Without including the pictures, copy out every line below.

□ □ □ □ □ □ □

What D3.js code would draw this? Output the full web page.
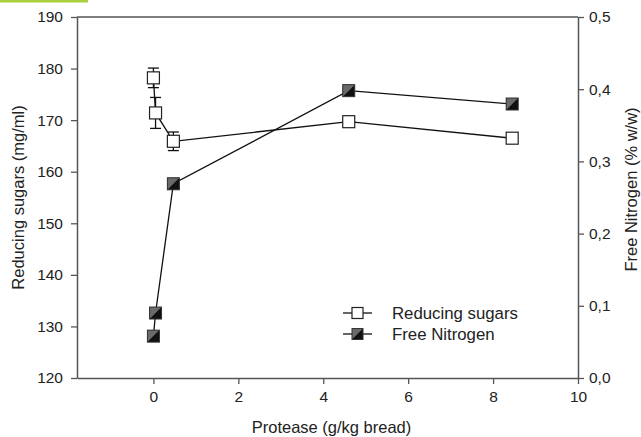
<!DOCTYPE html>
<html><head><meta charset="utf-8">
<script src="https://cdn.jsdelivr.net/npm/d3@7"></script>
<style>
html,body{margin:0;padding:0;background:#fff;}
svg{display:block;font-family:"Liberation Sans",Arial,sans-serif;}
</style></head>
<body>
<svg id="c" width="641" height="437"></svg>
<script>
// Data
const protease = [0, 0.05, 0.47, 4.6, 8.45];
const reducingSugars = [178.2, 171.4, 165.9, 169.7, 166.5];
const reducingSugarsErr = [1.9, 3.0, 1.8, 0, 0];
const freeNitrogen = [0.058, 0.09, 0.269, 0.398, 0.3795];
const xTicks = [0, 2, 4, 6, 8, 10];
const yLeftTicks = [120, 130, 140, 150, 160, 170, 180, 190];
const yRightTicks = [0, 0.1, 0.2, 0.3, 0.4, 0.5];
const legendLabels = ["Reducing sugars", "Free Nitrogen"];

const svg = d3.select("#c");
const L = 77, R = 578, T = 17, B = 378;
const x = d3.scaleLinear().domain([-1.8, 10]).range([L, R]);
const yL = d3.scaleLinear().domain([120, 190]).range([B, T]);
const yR = d3.scaleLinear().domain([0, 0.5]).range([B, T]);

// green highlight
svg.append("rect").attr("x", 0).attr("y", 0).attr("width", 88).attr("height", 2.5).attr("fill", "#a9cf3c");

const axisColor = "#555";
const txtColor = "#222";
function styleAxis(g) {
  g.selectAll("path.domain").attr("stroke", axisColor).attr("stroke-width", 1.5);
  g.selectAll(".tick line").attr("stroke", axisColor).attr("stroke-width", 1.3);
  g.selectAll(".tick text").attr("fill", txtColor).attr("font-size", 15.5).attr("font-family", "Liberation Sans, Arial, sans-serif");
}

// top frame
svg.append("line").attr("x1", L).attr("x2", R).attr("y1", T).attr("y2", T).attr("stroke", axisColor).attr("stroke-width", 1.5);

const gx = svg.append("g").attr("transform", `translate(0,${B})`)
  .call(d3.axisBottom(x).tickValues(xTicks).tickSize(6).tickSizeOuter(0).tickPadding(7).tickFormat(d3.format("d")));
styleAxis(gx);
const gl = svg.append("g").attr("transform", `translate(${L},0)`)
  .call(d3.axisLeft(yL).tickValues(yLeftTicks).tickSize(6).tickSizeOuter(0).tickPadding(8).tickFormat(d3.format("d")));
styleAxis(gl);
const gr = svg.append("g").attr("transform", `translate(${R},0)`)
  .call(d3.axisRight(yR).tickValues(yRightTicks).tickSize(6).tickSizeOuter(0).tickPadding(5).tickFormat(d => d3.format(".1f")(d).replace(".", ",")));
styleAxis(gr);

// axis titles
svg.append("text").attr("x", (L + R) / 2 + 4).attr("y", 433).attr("text-anchor", "middle")
  .attr("font-size", 16.5).attr("fill", txtColor).text("Protease (g/kg bread)");
svg.append("text").attr("transform", `translate(24,${(T + B) / 2}) rotate(-90)`).attr("text-anchor", "middle")
  .attr("font-size", 16.5).attr("fill", txtColor).text("Reducing sugars (mg/ml)");
svg.append("text").attr("transform", `translate(637,${(T + B) / 2 - 8}) rotate(-90)`).attr("text-anchor", "middle")
  .attr("font-size", 16.5).attr("fill", txtColor).text("Free Nitrogen (% w/w)");

const rs = protease.map((p, i) => ({x: p, y: reducingSugars[i], e: reducingSugarsErr[i]}));
const fn = protease.map((p, i) => ({x: p, y: freeNitrogen[i]}));

// lines
svg.append("path").datum(rs).attr("fill", "none").attr("stroke", "#111").attr("stroke-width", 1.3)
  .attr("d", d3.line().x(d => x(d.x)).y(d => yL(d.y)));
svg.append("path").datum(fn).attr("fill", "none").attr("stroke", "#111").attr("stroke-width", 1.3)
  .attr("d", d3.line().x(d => x(d.x)).y(d => yR(d.y)));

// error bars
const eb = svg.append("g").attr("stroke", "#111").attr("stroke-width", 1.3);
rs.filter(d => d.e > 0).forEach(d => {
  const cx = x(d.x), y1 = yL(d.y + d.e), y2 = yL(d.y - d.e);
  eb.append("line").attr("x1", cx).attr("x2", cx).attr("y1", y1).attr("y2", y2);
  eb.append("line").attr("x1", cx - 5.5).attr("x2", cx + 5.5).attr("y1", y1).attr("y2", y1);
  eb.append("line").attr("x1", cx - 5.5).attr("x2", cx + 5.5).attr("y1", y2).attr("y2", y2);
});

const S = 12;
function openSquare(g, cx, cy, s) {
  g.append("rect").attr("x", cx - s / 2).attr("y", cy - s / 2).attr("width", s).attr("height", s)
    .attr("fill", "#fff").attr("stroke", "#222").attr("stroke-width", 1.2);
}
function halfSquare(g, cx, cy, s) {
  const h = s / 2;
  g.append("rect").attr("x", cx - h).attr("y", cy - h).attr("width", s).attr("height", s).attr("fill", "#111");
  g.append("path").attr("d", `M${cx - h},${cy - h}L${cx + h},${cy - h}L${cx - h},${cy + h}Z`).attr("fill", "#6a6a6a");
  g.append("rect").attr("x", cx - h).attr("y", cy - h).attr("width", s).attr("height", s)
    .attr("fill", "none").attr("stroke", "#333").attr("stroke-width", 1);
}
const mk = svg.append("g");
rs.forEach(d => openSquare(mk, x(d.x), yL(d.y), S));
fn.forEach(d => halfSquare(mk, x(d.x), yR(d.y), S));

// legend
const lg = svg.append("g");
[313, 334].forEach((ly, i) => {
  lg.append("line").attr("x1", 343).attr("x2", 372).attr("y1", ly).attr("y2", ly).attr("stroke", "#111").attr("stroke-width", 1.3);
  if (i === 0) openSquare(lg, 357.5, ly, 11); else halfSquare(lg, 357.5, ly, 11);
  lg.append("text").attr("x", 392).attr("y", ly + 6).attr("font-size", 16.8).attr("fill", txtColor).text(legendLabels[i]);
});
</script>
</body></html>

□ □ □ □ □ □ □

*CORRECT OUTPUT:*
What D3.js code would draw this? Output the full web page.
<!DOCTYPE html>
<html><head><meta charset="utf-8">
<script src="https://cdn.jsdelivr.net/npm/d3@7"></script>
<style>
html,body{margin:0;padding:0;background:#fff;}
svg{display:block;font-family:"Liberation Sans",Arial,sans-serif;}
</style></head>
<body>
<svg id="c" width="641" height="437"></svg>
<script>
// Data
const protease = [0, 0.05, 0.47, 4.6, 8.45];
const reducingSugars = [178.2, 171.4, 165.9, 169.7, 166.5];
const reducingSugarsErr = [1.9, 3.0, 1.8, 0, 0];
const freeNitrogen = [0.058, 0.09, 0.269, 0.398, 0.3795];
const xTicks = [0, 2, 4, 6, 8, 10];
const yLeftTicks = [120, 130, 140, 150, 160, 170, 180, 190];
const yRightTicks = [0, 0.1, 0.2, 0.3, 0.4, 0.5];
const legendLabels = ["Reducing sugars", "Free Nitrogen"];

const svg = d3.select("#c");
const L = 77, R = 578, T = 17, B = 378;
const x = d3.scaleLinear().domain([-1.8, 10]).range([L, R]);
const yL = d3.scaleLinear().domain([120, 190]).range([B, T]);
const yR = d3.scaleLinear().domain([0, 0.5]).range([B, T]);

// green highlight
svg.append("rect").attr("x", 0).attr("y", 0).attr("width", 88).attr("height", 2.5).attr("fill", "#a9cf3c");

const axisColor = "#555";
const txtColor = "#222";
function styleAxis(g) {
  g.selectAll("path.domain").attr("stroke", axisColor).attr("stroke-width", 1.5);
  g.selectAll(".tick line").attr("stroke", axisColor).attr("stroke-width", 1.3);
  g.selectAll(".tick text").attr("fill", txtColor).attr("font-size", 15.5).attr("font-family", "Liberation Sans, Arial, sans-serif");
}

// top frame
svg.append("line").attr("x1", L).attr("x2", R).attr("y1", T).attr("y2", T).attr("stroke", axisColor).attr("stroke-width", 1.5);

const gx = svg.append("g").attr("transform", `translate(0,${B})`)
  .call(d3.axisBottom(x).tickValues(xTicks).tickSize(6).tickSizeOuter(0).tickPadding(7).tickFormat(d3.format("d")));
styleAxis(gx);
const gl = svg.append("g").attr("transform", `translate(${L},0)`)
  .call(d3.axisLeft(yL).tickValues(yLeftTicks).tickSize(6).tickSizeOuter(0).tickPadding(8).tickFormat(d3.format("d")));
styleAxis(gl);
const gr = svg.append("g").attr("transform", `translate(${R},0)`)
  .call(d3.axisRight(yR).tickValues(yRightTicks).tickSize(6).tickSizeOuter(0).tickPadding(5).tickFormat(d => d3.format(".1f")(d).replace(".", ",")));
styleAxis(gr);

// axis titles
svg.append("text").attr("x", (L + R) / 2 + 4).attr("y", 433).attr("text-anchor", "middle")
  .attr("font-size", 16.5).attr("fill", txtColor).text("Protease (g/kg bread)");
svg.append("text").attr("transform", `translate(24,${(T + B) / 2}) rotate(-90)`).attr("text-anchor", "middle")
  .attr("font-size", 16.5).attr("fill", txtColor).text("Reducing sugars (mg/ml)");
svg.append("text").attr("transform", `translate(637,${(T + B) / 2 - 8}) rotate(-90)`).attr("text-anchor", "middle")
  .attr("font-size", 16.5).attr("fill", txtColor).text("Free Nitrogen (% w/w)");

const rs = protease.map((p, i) => ({x: p, y: reducingSugars[i], e: reducingSugarsErr[i]}));
const fn = protease.map((p, i) => ({x: p, y: freeNitrogen[i]}));

// lines
svg.append("path").datum(rs).attr("fill", "none").attr("stroke", "#111").attr("stroke-width", 1.3)
  .attr("d", d3.line().x(d => x(d.x)).y(d => yL(d.y)));
svg.append("path").datum(fn).attr("fill", "none").attr("stroke", "#111").attr("stroke-width", 1.3)
  .attr("d", d3.line().x(d => x(d.x)).y(d => yR(d.y)));

// error bars
const eb = svg.append("g").attr("stroke", "#111").attr("stroke-width", 1.3);
rs.filter(d => d.e > 0).forEach(d => {
  const cx = x(d.x), y1 = yL(d.y + d.e), y2 = yL(d.y - d.e);
  eb.append("line").attr("x1", cx).attr("x2", cx).attr("y1", y1).attr("y2", y2);
  eb.append("line").attr("x1", cx - 5.5).attr("x2", cx + 5.5).attr("y1", y1).attr("y2", y1);
  eb.append("line").attr("x1", cx - 5.5).attr("x2", cx + 5.5).attr("y1", y2).attr("y2", y2);
});

const S = 12;
function openSquare(g, cx, cy, s) {
  g.append("rect").attr("x", cx - s / 2).attr("y", cy - s / 2).attr("width", s).attr("height", s)
    .attr("fill", "#fff").attr("stroke", "#222").attr("stroke-width", 1.2);
}
function halfSquare(g, cx, cy, s) {
  const h = s / 2;
  g.append("rect").attr("x", cx - h).attr("y", cy - h).attr("width", s).attr("height", s).attr("fill", "#111");
  g.append("path").attr("d", `M${cx - h},${cy - h}L${cx + h},${cy - h}L${cx - h},${cy + h}Z`).attr("fill", "#6a6a6a");
  g.append("rect").attr("x", cx - h).attr("y", cy - h).attr("width", s).attr("height", s)
    .attr("fill", "none").attr("stroke", "#333").attr("stroke-width", 1);
}
const mk = svg.append("g");
rs.forEach(d => openSquare(mk, x(d.x), yL(d.y), S));
fn.forEach(d => halfSquare(mk, x(d.x), yR(d.y), S));

// legend
const lg = svg.append("g");
[313, 334].forEach((ly, i) => {
  lg.append("line").attr("x1", 343).attr("x2", 372).attr("y1", ly).attr("y2", ly).attr("stroke", "#111").attr("stroke-width", 1.3);
  if (i === 0) openSquare(lg, 357.5, ly, 11); else halfSquare(lg, 357.5, ly, 11);
  lg.append("text").attr("x", 392).attr("y", ly + 6).attr("font-size", 16.8).attr("fill", txtColor).text(legendLabels[i]);
});
</script>
</body></html>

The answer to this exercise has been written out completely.